The book belongs in any serious account of Dostoevsky and political theology because it reveals how confessional difference becomes political symbolism. For Dostoevsky, Catholicism can represent the temptation to relieve humanity of freedom by offering authority, miracle, and a managed salvation. Yet Blake’s close readings also show that Dostoevsky’s Catholic imagination is historically entangled with European revolutionary movements, Polish Catholic identity, underground networks, and nineteenth-century debates about power. Theology here is never only theology; it is mapped onto empire, rebellion, intellectual life, and cultural production.

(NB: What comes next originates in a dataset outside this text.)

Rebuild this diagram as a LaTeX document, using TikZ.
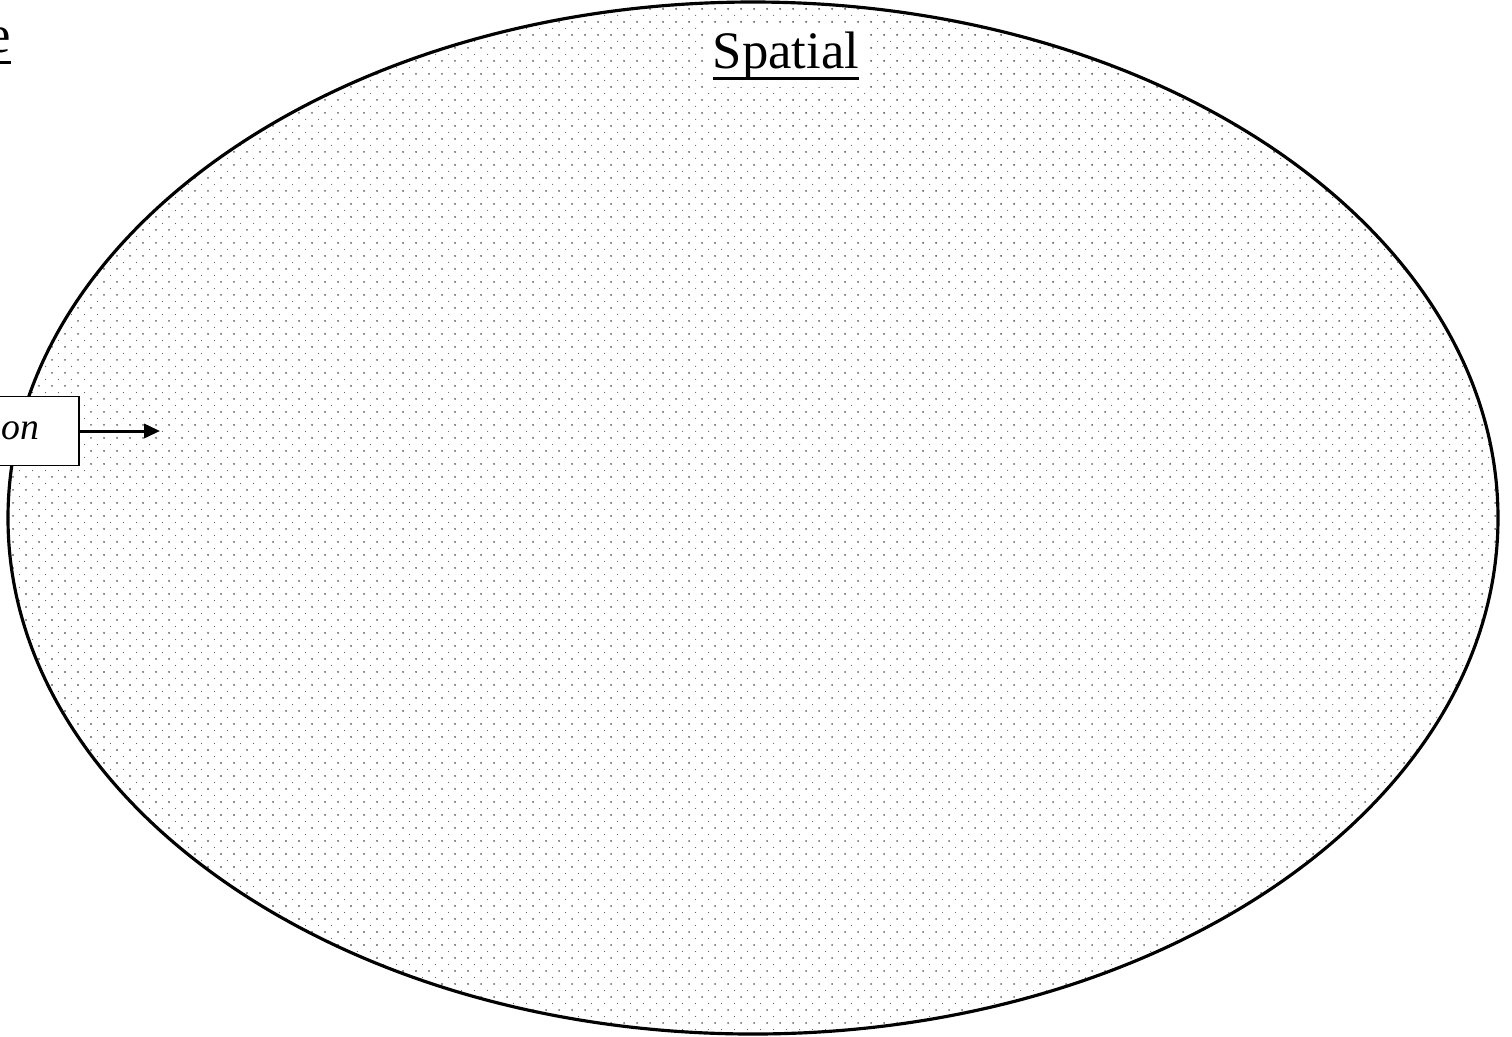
\documentclass[tikz,border=0pt]{standalone}
\usepackage{fontspec}
\setmainfont{Liberation Serif}
\usetikzlibrary{arrows.meta,patterns.meta}

% heavy underline for the headings
\newcommand{\headul}[1]{\setbox0\hbox{#1}\leavevmode\rlap{\copy0}\vrule width\wd0 height -5.4pt depth 6.8pt\relax}

% dotted fill of the spatial region
\tikzdeclarepattern{
  name=spatialdots,
  type=uncolored,
  bottom left={(-1pt,-1pt)},
  top right={(8.4pt,8.4pt)},
  tile size={(7.4pt,7.4pt)},
  code={
    \fill (0pt,0pt) circle (0.6pt);
    \fill (3.7pt,3.7pt) circle (0.35pt);
  }
}

\begin{document}
\begin{tikzpicture}[
    x=0.02cm, y=-0.02cm,
    >={Triangle[length=9pt,width=8pt]},
    every node/.style={font=\fontsize{30}{36}\selectfont},
    region/.style={draw, line width=1.8pt, pattern=spatialdots, pattern color=black!60},
    heading/.style={fill=white, inner sep=4pt},
    sidebox/.style={draw, fill=white, line width=1.1pt, anchor=east, text width=4cm, align=right,
                    inner xsep=0.8cm, minimum height=1.38cm, font=\fontsize{21.5}{25}\selectfont\itshape},
]
  \useasboundingbox (0,0) rectangle (1512,1036);

  % spatial region
  \draw[region] (753,518) ellipse (745 and 516);
  \node[heading, anchor=base] (spatial) at (786,68) {\headul{Spatial}};

  % cut-off heading on the left
  \node[anchor=base east, inner sep=0pt] (lefthead) at (11,52) {\headul{e}};

  % input box and arrow
  \node[sidebox] (sidein) at (80,431) {on};
  \coordinate (sidetip) at (160,431);
  \draw[->, line width=1.7pt] (sidein) -- (sidetip);
\end{tikzpicture}
\end{document}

This is best for readers ready to move beyond general remarks about Orthodoxy versus Catholicism. Blake changes the theme by making Dostoevsky’s polemic historically dense. Political theology becomes a contested field of institutions and imaginations, where the church can appear as sacrament, empire, conspiracy, consolation, or coercive machine.
Critical Reception
“Blake’s detailed monograph represents a welcome contribution to Dostoevsky studies.”
Slavic and East European Journal
Bookinlight Note: This is the book that makes the Grand Inquisitor historically concrete rather than merely symbolic.
How to read these books on Dostoevsky political theology
| Book | Difficulty | Rating | Why It Matters |
|---|---|---|---|
| Dostoevsky: Language, Faith, and Fiction | Intermediate | ★★★★★ | Shows how theology works through narrative speech. |
| Dostoevsky and the Christian Tradition | Intermediate to Advanced | ★★★★½ | Places the novels inside Christian tradition. |
| Dostoevsky’s Democracy | Advanced | ★★★★½ | Recasts exile and the people as political sources. |
| Dostoevsky’s Political Thought | Intermediate to Advanced | ★★★★★ | Makes the political-theological argument explicit. |
| Dostoevsky and the Catholic Underground | Advanced | ★★★★½ | Historicizes Catholicism, authority, and the Inquisitor. |
FAQ
What is the best first book on Dostoevsky and political theology?
Rowan Williams is the best first choice because he explains how Dostoevsky’s theology is inseparable from fictional form, speech, and moral freedom.
Which book is most directly about Dostoevsky’s political thought?
Dostoevsky’s Political Thought is the most direct academic bridge between Dostoevsky studies and political theory, including explicit treatment of political theology.
Why is the Grand Inquisitor central to this theme?
The Grand Inquisitor stages the core political-theological temptation: to remove the burden of freedom by giving humanity bread, miracle, authority, and managed salvation.
Is Dostoevsky simply a conservative religious writer?
No. These books show a more unstable thinker: Orthodox, anti-radical, often polemical, but also radically concerned with freedom, suffering, conscience, and the people.
The Last Margin
The lasting force of Dostoevsky’s political theology is that it refuses easy consolation. He distrusts secular utopias that promise redemption through systems, but he also dramatizes the dangers of religious authority when it becomes a substitute for freedom. His fiction asks whether love can have public meaning without turning into rule, and whether faith can resist the desire to dominate the weak for their own good.
These books on Dostoevsky political theology belong together because each illuminates a different pressure point: language, tradition, the people, political doctrine, and Catholic power. Read in sequence, they reveal a writer for whom the deepest political question is also spiritual: what kind of authority can honor the human soul without possessing it?